Dass Benji nicht erkannt werden will, hat tiefe Wurzeln, wie Comic-Autorin Nathalie Frank bei ihrem Interview erfahren hat: „Was mir vorher nicht klar war: er hat erzählt, dass seine Eltern ihm verboten haben als Kind zu erzählen, dass er jüdisch ist in der Schule in Berlin in den 90er Jahren. Das ist ein Teil der Realität des jüdischen Lebens, die mir nicht bewusst war. Und ich dachte, dann ist es wahrscheinlich vielen nicht bewusst und sie sollten das wissen, dass das die Realität ist."
Dabei hat die Journalistin Nathalie Frank selbst jüdische Wurzeln: die Geschichte ihrer Großmutter, die als junges Mädchen nach Frankreich fliehen musste, ist ebenso in das Projekt eingeflossen wie das Empfinden der Autorin und Übersetzerin Rasha Khayat. Eine Frau mit internationalem Hintergrund: in Deutschland geboren, Kindheit in Saudi-Arabien verbracht, um dann wieder in die alte „Heimat“ zurückzukehren.
So Khayat: „Das ist ganz ganz schwer auszuhalten für jemanden wie mich. Wenn man von außen immer wieder diese Message bekommt: wer man zu sein hat oder wer man nicht zu sein hat. Also das hat mich in so eine Art Identitätskrise gestürzt. Vielleicht war es auch naiv, dass ich immer dachte: Ach, komm, irgendwie gehöre ich doch zu Deutschland dazu. Aber auf einmal hatte ich wieder das Gefühl: wie als ich mit 11 Jahren nach Deutschland gekommen bin – ich gehöre hier nicht dazu. Ich werde immer das Andere sein."
Wut und Trauer mischen sich in dieser Erkenntnis. Comic-Autorin Barbara Yelin zeichnet ihre Interviewpartnerin Rasha Khayat beim Schwimmen. Ein Ort, um Kraft und neue Gedanken zu fassen. „Wie geht es Dir?“ – eine kleine Frage nur, die bei diesem wertvollen, sehr gelungenen Projekt ganze Horizonte öffnet.

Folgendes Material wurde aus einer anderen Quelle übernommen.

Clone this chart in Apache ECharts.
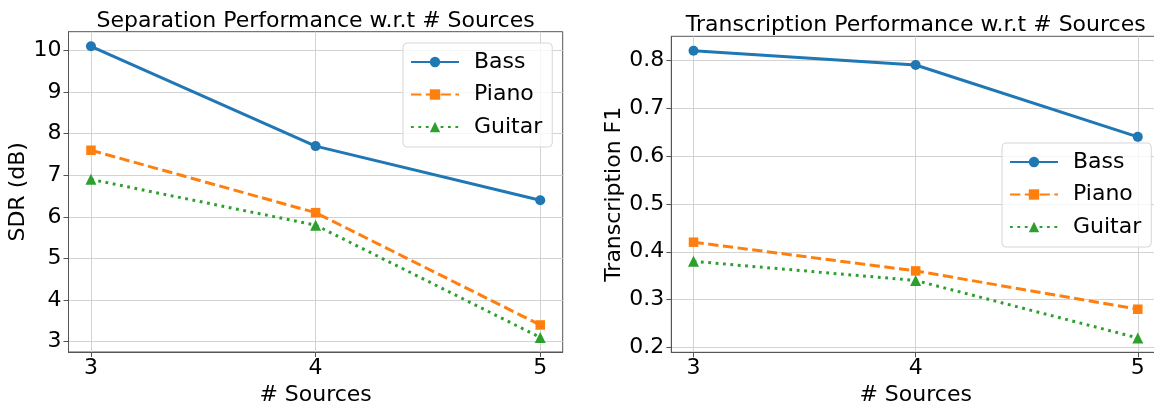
<!DOCTYPE html>
<html>
<head>
<meta charset="utf-8">
<script src="https://cdn.jsdelivr.net/npm/echarts@6/dist/echarts.min.js"></script>
<style>
  html, body { margin: 0; padding: 0; background: #fff; }
  #chart { width: 1154px; height: 402px; }
</style>
</head>
<body>
<div id="chart"></div>
<script>
// Number of mixed sources on the x axis
const sources = [3, 4, 5];

// Separation quality (SDR, dB)
const sdrBass = [10.1, 7.7, 6.4];
const sdrPiano = [7.6, 6.1, 3.4];
const sdrGuitar = [6.9, 5.8, 3.1];

// Transcription quality (F1)
const f1Bass = [0.82, 0.79, 0.64];
const f1Piano = [0.42, 0.36, 0.28];
const f1Guitar = [0.38, 0.34, 0.22];

// Tick labels
const sourceTicks = [3, 4, 5];
const sdrTicks = [3, 4, 5, 6, 7, 8, 9, 10];
const f1Ticks = [0.2, 0.3, 0.4, 0.5, 0.6, 0.7, 0.8];

const instruments = ['Bass', 'Piano', 'Guitar'];
const titles = ['Separation Performance w.r.t # Sources', 'Transcription Performance w.r.t # Sources'];

const FONT = 'DejaVu Sans';
const SPINE = '#555555';
const GRIDLINE = '#d3d3d3';

const styles = {
  Bass:   { color: '#1f77b4', type: 'solid',     symbol: 'circle',   size: 10 },
  Piano:  { color: '#ff7f0e', type: [10.3, 4.5], symbol: 'rect',     size: 9.5 },
  Guitar: { color: '#2ca02c', type: [2.8, 4.6],  symbol: 'triangle', size: 11 }
};

function pairs(ys) {
  return sources.map((x, i) => [x, ys[i]]);
}

function makeSeries(name, ys, idx) {
  const s = styles[name];
  return {
    name: name,
    type: 'line',
    xAxisIndex: idx,
    yAxisIndex: idx,
    data: pairs(ys),
    symbol: s.symbol,
    symbolSize: s.size,
    showSymbol: true,
    clip: false,
    itemStyle: { color: s.color },
    lineStyle: { color: s.color, width: 3, type: s.type, cap: 'butt' },
    emphasis: { disabled: true }
  };
}

function xAxis(idx) {
  return {
    type: 'value',
    gridIndex: idx,
    min: 2.9,
    max: 5.1,
    name: '# Sources',
    nameLocation: 'middle',
    nameGap: idx === 0 ? 29 : 28,
    nameTextStyle: { fontFamily: FONT, fontSize: 22, color: '#000' },
    axisLine: { show: true, lineStyle: { color: SPINE, width: 1 } },
    axisTick: { show: true, length: 5, lineStyle: { color: SPINE }, customValues: sourceTicks },
    axisLabel: { fontFamily: FONT, fontSize: 22, color: '#000', margin: 5, customValues: sourceTicks,
                 formatter: v => String(v) },
    splitLine: { show: true, lineStyle: { color: GRIDLINE, width: 1 } }
  };
}

function yAxis(idx, ticks, lo, hi, name, gap, fmt) {
  return {
    type: 'value',
    gridIndex: idx,
    min: lo,
    max: hi,
    name: name,
    nameLocation: 'middle',
    nameGap: gap,
    nameTextStyle: { fontFamily: FONT, fontSize: 22, color: '#000' },
    axisLine: { show: true, lineStyle: { color: SPINE, width: 1 } },
    axisTick: { show: true, length: 5, lineStyle: { color: SPINE }, customValues: ticks },
    axisLabel: { fontFamily: FONT, fontSize: 22, color: '#000', margin: 7, customValues: ticks,
                 formatter: fmt },
    splitLine: { show: true, lineStyle: { color: GRIDLINE, width: 1 } }
  };
}

function legend(left, top) {
  return {
    orient: 'vertical',
    left: left,
    top: top,
    data: instruments,
    itemWidth: 48,
    itemHeight: 13,
    itemGap: 10.5,
    padding: [8, 10, 9, 7],
    backgroundColor: 'rgba(255,255,255,0.8)',
    borderColor: '#d6d6d6',
    borderWidth: 1,
    borderRadius: 4,
    selectedMode: false,
    textStyle: { fontFamily: FONT, fontSize: 22, color: '#000', padding: [0, 0, 0, 10] }
  };
}

const chart = echarts.init(document.getElementById('chart'), null, { renderer: 'canvas' });

chart.setOption({
  animation: false,
  backgroundColor: '#fff',
  title: [
    { text: titles[0], left: 315.6, top: 10, textAlign: 'center', padding: 0,
      textStyle: { fontFamily: FONT, fontSize: 22, fontWeight: 'normal', color: '#000' } },
    { text: titles[1], left: 915.7, top: 14, textAlign: 'center', padding: 0,
      textStyle: { fontFamily: FONT, fontSize: 22, fontWeight: 'normal', color: '#000' } }
  ],
  grid: [
    { left: 68.5, top: 31.7, width: 494.2, height: 320.3, outerBoundsMode: 'none', containLabel: false,
      show: true, borderColor: SPINE, borderWidth: 1, backgroundColor: 'transparent' },
    { left: 671.3, top: 36.3, width: 488.7, height: 316, outerBoundsMode: 'none', containLabel: false,
      show: true, borderColor: SPINE, borderWidth: 1, backgroundColor: 'transparent' }
  ],
  xAxis: [xAxis(0), xAxis(1)],
  yAxis: [
    yAxis(0, sdrTicks, 2.75, 10.45, 'SDR (dB)', 37, v => String(v)),
    yAxis(1, f1Ticks, 0.19, 0.85, 'Transcription F1', 42, v => v.toFixed(1))
  ],
  legend: [legend(403, 43), legend(1002, 143)],
  series: [
    makeSeries('Bass', sdrBass, 0),
    makeSeries('Piano', sdrPiano, 0),
    makeSeries('Guitar', sdrGuitar, 0),
    makeSeries('Bass', f1Bass, 1),
    makeSeries('Piano', f1Piano, 1),
    makeSeries('Guitar', f1Guitar, 1)
  ]
});
</script>
</body>
</html>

Und bei aller Unterschiedlichkeit auch Verbindendes entdeckt: „Diese Frage, wie geht es Dir, war wirklich auch ne überraschend wichtige Einstiegsfrage. Weil wir damit ja auch nicht nur individuelle Sichtweisen bekommen, sondern was auch immer wieder klar wurde, waren Gemeinsamkeiten. In so vielen dieser Comics war gemeinsam: der Wunsch nach Frieden.